Type: “Explain hyperscale data centers” into a couple different AI programs and just your browser. Compare the results.

We were sold numerous wind and solar farms all over the county on the fact that they would supply much needed revenue streams for taxing bodies and land owners. Same thing here. More and more farmland disappears. They touted “higher property values” in this forum. Quite likely but who wants that now? That just leads to even higher property tax bills for the homeowner just trying to survive. High utility rates go even higher. Same winners and same losers every time with this kind of development. Illinois is not a good place to live if you are the “little guy”!

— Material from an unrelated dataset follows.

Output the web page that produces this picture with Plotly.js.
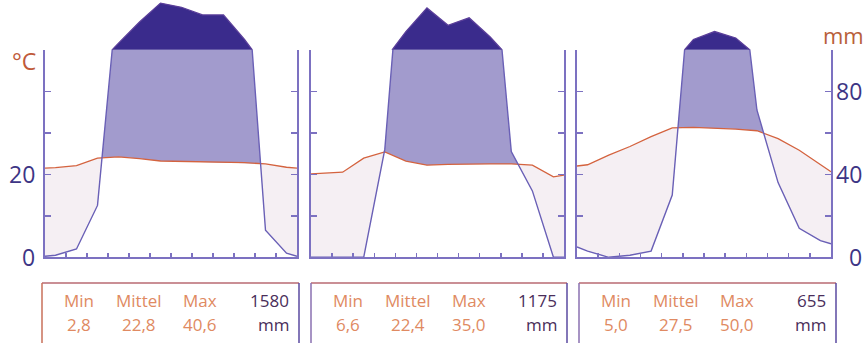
<!DOCTYPE html>
<html><head><meta charset="utf-8">
<script src="https://cdn.plot.ly/plotly-3.0.1.min.js"></script>
<style>html,body{margin:0;padding:0;background:#fff;}#chart{width:867px;height:343px;}</style>
</head><body><div id="chart"></div>
<script>
// ---- data ----
const months = ['Jan','Feb','Mär','Apr','Mai','Jun','Jul','Aug','Sep','Okt','Nov','Dez'];
const temp1 = [21.6, 22.1, 23.9, 24.2, 23.8, 23.2, 23.1, 23.0, 22.9, 22.8, 22.5, 21.7];
const prec1 = [1, 4, 25, 132, 234, 325, 305, 268, 268, 150, 13, 2];
const temp2 = [20.2, 20.5, 23.9, 25.4, 23.2, 22.2, 22.4, 22.5, 22.5, 22.5, 22.2, 19.4];
const prec2 = [0, 0, 0, 52, 188, 302, 218, 254, 162, 51, 32, 0];
const temp3 = [22.3, 24.6, 26.7, 29.1, 31.2, 31.3, 31.1, 30.9, 30.5, 28.6, 25.8, 22.2];
const prec3 = [3, 0, 1, 3, 30, 150, 188, 157, 71, 36, 14, 8];
// curve values where the year wraps at the left / right axis
const tempEdges = [[21.5, 21.5], [20.1, 19.8], [22.0, 20.6]];
const precEdges = [[0.5, 0.5], [0, 0], [5, 6.5]];
// table
const tMin  = [2.8, 6.6, 5.0];
const tMean = [22.8, 22.4, 27.5];
const tMax  = [40.6, 35.0, 50.0];
const annualPrec = [1580, 1175, 655];
const tableHead = ['Min', 'Mittel', 'Max'];
const tempTickLabels = [0, 20];
const precTickLabels = [0, 40, 80];

// ---- layout helpers ----
const W = 867, H = 343;
const px = x => x / W, py = y => 1 - y / H;
const Y0 = 257.3, K = 4.15;           // pixel of 0 °C, pixels per °C
const yLow = [py(Y0), py(Y0 - 50 * K)];
const yUp = [py(Y0 - 50 * K), 1];
const upMax = 50 + (Y0 - 50 * K) / K;
const panelsPx = [[45, 297], [311, 564], [577, 831]];
const boxesPx = [[42, 299], [311, 567], [579, 836]];

const temps = [temp1, temp2, temp3], precs = [prec1, prec2, prec3];
const xs = [0].concat(months.map((m, i) => i + 0.5), [12]);

const AX = '#7c71c1', TCOL = '#d4633f', PCOL = '#6a60b6';
const LAV = '#a29bcd', DARK = '#3a2b8c', DRY = '#f5eff3';
const FONT = 'Open Sans, sans-serif';

function minCurve(x, a, b) {
  const ox = [], oy = [];
  for (let i = 0; i < x.length; i++) {
    ox.push(x[i]); oy.push(Math.min(a[i], b[i]));
    if (i < x.length - 1) {
      const d0 = a[i] - b[i], d1 = a[i + 1] - b[i + 1];
      if (d0 * d1 < 0) {
        const t = d0 / (d0 - d1);
        ox.push(x[i] + t * (x[i + 1] - x[i]));
        oy.push(a[i] + t * (a[i + 1] - a[i]));
      }
    }
  }
  return [ox, oy];
}
function upperCurve(x, p) {
  const u = p.map(v => v / 2);
  const c = p.map(v => v <= 100 ? v / 2 : 50 + (v - 100) / 20);
  const ox = [], oy = [];
  for (let i = 0; i < x.length; i++) {
    ox.push(x[i]); oy.push(c[i]);
    if (i < x.length - 1 && (u[i] - 50) * (u[i + 1] - 50) < 0) {
      const t = (50 - u[i]) / (u[i + 1] - u[i]);
      ox.push(x[i] + t * (x[i + 1] - x[i])); oy.push(50);
    }
  }
  return [ox, oy];
}

const traces = [];
const layout = {
  width: W, height: H, margin: {l: 0, r: 0, t: 0, b: 0},
  paper_bgcolor: '#fff', plot_bgcolor: 'rgba(0,0,0,0)', showlegend: false,
  annotations: [], shapes: []
};

for (let p = 0; p < 3; p++) {
  const xn = p === 0 ? 'x' : 'x' + (p + 1);
  const yl = 'y' + (2 * p + 1 === 1 ? '' : 2 * p + 1);
  const yu = 'y' + (2 * p + 2);
  const T = [tempEdges[p][0]].concat(temps[p], [tempEdges[p][1]]);
  const P = [precEdges[p][0]].concat(precs[p], [precEdges[p][1]]);
  const Pu = P.map(v => v / 2);
  const common = {mode: 'lines', hoverinfo: 'skip', xaxis: xn};
  traces.push(Object.assign({}, common, {x: xs, y: T, yaxis: yl, fill: 'tozeroy', fillcolor: DRY, line: {width: 0, color: DRY}}));
  traces.push(Object.assign({}, common, {x: xs, y: Pu, yaxis: yl, fill: 'tozeroy', fillcolor: LAV, line: {width: 0, color: LAV}}));
  const [mx, my] = minCurve(xs, T, Pu);
  traces.push(Object.assign({}, common, {x: mx, y: my, yaxis: yl, fill: 'tozeroy', fillcolor: '#ffffff', line: {width: 0, color: '#fff'}}));
  traces.push(Object.assign({}, common, {x: xs, y: T, yaxis: yl, line: {width: 1.3, color: TCOL}}));
  traces.push(Object.assign({}, common, {x: xs, y: Pu, yaxis: yl, line: {width: 1.4, color: PCOL}}));
  const [ux, uy] = upperCurve(xs, P);
  traces.push(Object.assign({}, common, {x: ux, y: uy, yaxis: yu, fill: 'tozeroy', fillcolor: DARK, line: {width: 1.3, color: '#5b3f9a'}}));

  const xk = p === 0 ? 'xaxis' : 'xaxis' + (p + 1);
  const ylk = 'yaxis' + (2 * p + 1 === 1 ? '' : 2 * p + 1);
  const yuk = 'yaxis' + (2 * p + 2);
  layout[xk] = {domain: [px(panelsPx[p][0]), px(panelsPx[p][1])], range: [0, 12], anchor: yl,
    showline: true, linecolor: AX, linewidth: 2, ticks: 'inside', ticklen: 4, tickwidth: 1.5, tickcolor: AX,
    tickvals: [1,2,3,4,5,6,7,8,9,10,11], showticklabels: false, showgrid: false, zeroline: false, fixedrange: true};
  layout[ylk] = {domain: yLow, range: [0, 50], anchor: xn, showline: true, linecolor: AX, linewidth: 2,
    mirror: 'ticks', ticks: 'inside', ticklen: 6, tickwidth: 1.5, tickcolor: AX,
    tickvals: [0, 10, 20, 30, 40, 50], showticklabels: false, showgrid: false, zeroline: false, fixedrange: true};
  layout[yuk] = {domain: yUp, range: [50, upMax], anchor: xn, visible: false, fixedrange: true};

  // table box
  const [L, R] = boxesPx[p];
  layout.shapes.push({type: 'line', xref: 'paper', yref: 'paper', x0: px(L), x1: px(R), y0: py(283), y1: py(283), line: {color: '#b86a72', width: 1.5}});
  layout.shapes.push({type: 'line', xref: 'paper', yref: 'paper', x0: px(L), x1: px(L), y0: py(283), y1: py(345), line: {color: p === 0 ? '#c8705a' : '#8a70b0', width: 1.5}});
  layout.shapes.push({type: 'line', xref: 'paper', yref: 'paper', x0: px(R), x1: px(R), y0: py(283), y1: py(345), line: {color: '#5a4aa0', width: 1.5}});
  const fmt = v => v.toFixed(1).replace('.', ',');
  const cols = [L + 37, L + 97, L + 158];
  const vals = [tMin[p], tMean[p], tMax[p]];
  for (let c = 0; c < 3; c++) {
    layout.annotations.push({xref: 'paper', yref: 'paper', x: px(cols[c]), y: py(300), text: tableHead[c], showarrow: false,
      xanchor: 'center', yanchor: 'middle', font: {family: FONT, size: 17, color: '#e08a62'}});
    layout.annotations.push({xref: 'paper', yref: 'paper', x: px(cols[c]), y: py(324), text: fmt(vals[c]), showarrow: false,
      xanchor: 'center', yanchor: 'middle', font: {family: FONT, size: 17, color: '#e08a62'}});
  }
  layout.annotations.push({xref: 'paper', yref: 'paper', x: px(R - 8), y: py(300), text: String(annualPrec[p]), showarrow: false,
    xanchor: 'right', yanchor: 'middle', font: {family: FONT, size: 17, color: '#4a2e5a'}});
  layout.annotations.push({xref: 'paper', yref: 'paper', x: px(R - 8), y: py(324), text: 'mm', showarrow: false,
    xanchor: 'right', yanchor: 'middle', font: {family: FONT, size: 17, color: '#4a2e5a'}});
}

// axis labels
tempTickLabels.forEach(v => layout.annotations.push({xref: 'paper', yref: 'y', x: px(37), y: v, text: String(v),
  showarrow: false, xanchor: 'right', yanchor: 'middle', font: {family: FONT, size: 23, color: '#3d3585'}}));
layout.annotations.push({xref: 'paper', yref: 'paper', x: px(38), y: py(61), text: '°C', showarrow: false,
  xanchor: 'right', yanchor: 'middle', font: {family: FONT, size: 23, color: '#c05a3a'}});
precTickLabels.forEach(v => layout.annotations.push({xref: 'paper', yref: 'y5', x: px(864), y: v / 2, text: String(v),
  showarrow: false, xanchor: 'right', yanchor: 'middle', font: {family: FONT, size: 23, color: '#3d3585'}}));
layout.annotations.push({xref: 'paper', yref: 'paper', x: px(866), y: py(35), text: 'mm', showarrow: false,
  xanchor: 'right', yanchor: 'middle', font: {family: FONT, size: 22, color: '#b8603a'}});

Plotly.newPlot('chart', traces, layout, {staticPlot: true, displayModeBar: false});
</script></body></html>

Marion Co., IN has 9 townships. FIVE (5) of these townships have been ‘approached’ by out-of-state land buyers followed by ‘AI’ data center builders. FOUR (4) of these townships had some farm land that the younger generation ‘owners’ weren’t going to farm and therefore, went up for sale. These land buyers swooped in and are in the process of buying them. They’ve been followed by ‘AI’ builders. In all but one case, township citizens fought back….and WON!! The county that connects to Marion Co. northwest, is Boone Co. (Lebanon is the co. seat). A substantial number of GOOD Indiana farm acres were sold and immediately purchased by….out-of-state buyers (and Indiana’s LILLY Pharma.). Then ‘META’ comes in and already started building its “MEGA” huge ‘AI’ data center monstrosity!! Not enough Boone Co. citizens fought against it. Now…Boone Co. isn’t going to have enough water to supply these site, so ‘META’ started looking at the WABASH River in Tippecanoe Co. (Lafayette is Co. Seat) further northwest of Boone. That had been on a hold. Then ‘META’ started looking for water southeast…..at a large west side reservoir (Eagle Creek) back in Marion Co. Its (Pike) township citizens marched and screamed NO…and it worked! I could go on and on, but these articles give good overviews: https://www.wthr.com/article/news/investigations/13-investigates/leap-pipeline-project-boone-county-lafayette-lebanon-water-citizens-action-coalition-report-indiana/531-e4d0f899-2b72-4781-a773-4226ddfa5880 ….. https://www.jconline.com/story/news/local/lafayette/2023/08/14/transferring-water-could-affect-wabash-river-and-lebanon-watersheds/70506625007/ ….. and this: https://hctv1.com/2026/02/meta-breaks-ground-on-new-10b-data-center-campus-at-leap-in-lebanon/
You realize this isn’t over by a long shot. Any big time developer that has endless money streams will just keep coming back and coming back and use the court system and the local politicians to their advantage until they get what they want. The difference between people in Indiana and Illinois is that Indiana citizens for the most part are engaged and will fight back when they know they are getting crapped on. In Illinois and especially BN, there are not enough people to care and the payoffs to those that can make it happen to unethical people are more numerous. The siege of Indiana is because the water bodies in Indiana are numerous when it comes to the numbers of reservoirs, streams, lakes and rivers. Illinois is more limited because many wetlands were intentionally dried up by the agricultural community to make it more applicable for farming back in the day. Illinois basically destroyed its natural vegetation for farming and development through the years because the people of the time were brainless. Indiana does everything they can to preserve natural plantings and forests when they develop, especially residential and helps with natural water retention. Also many subdivisions have numerous ponds and not the stupid dry detention basins you see in most Illinois cities, including BN. Good recap of what’s going on here. It will fall on deaf ears in Illinois though.
Missouri citizens are showing up for the fight too. Packed meetings with lines out the door. Citizens now need to work hard on rezoning to make it impossible for data centers to keep “swooping in.” Not in our town, our county nor our entire country. Time to draw the line and hold “our” ground!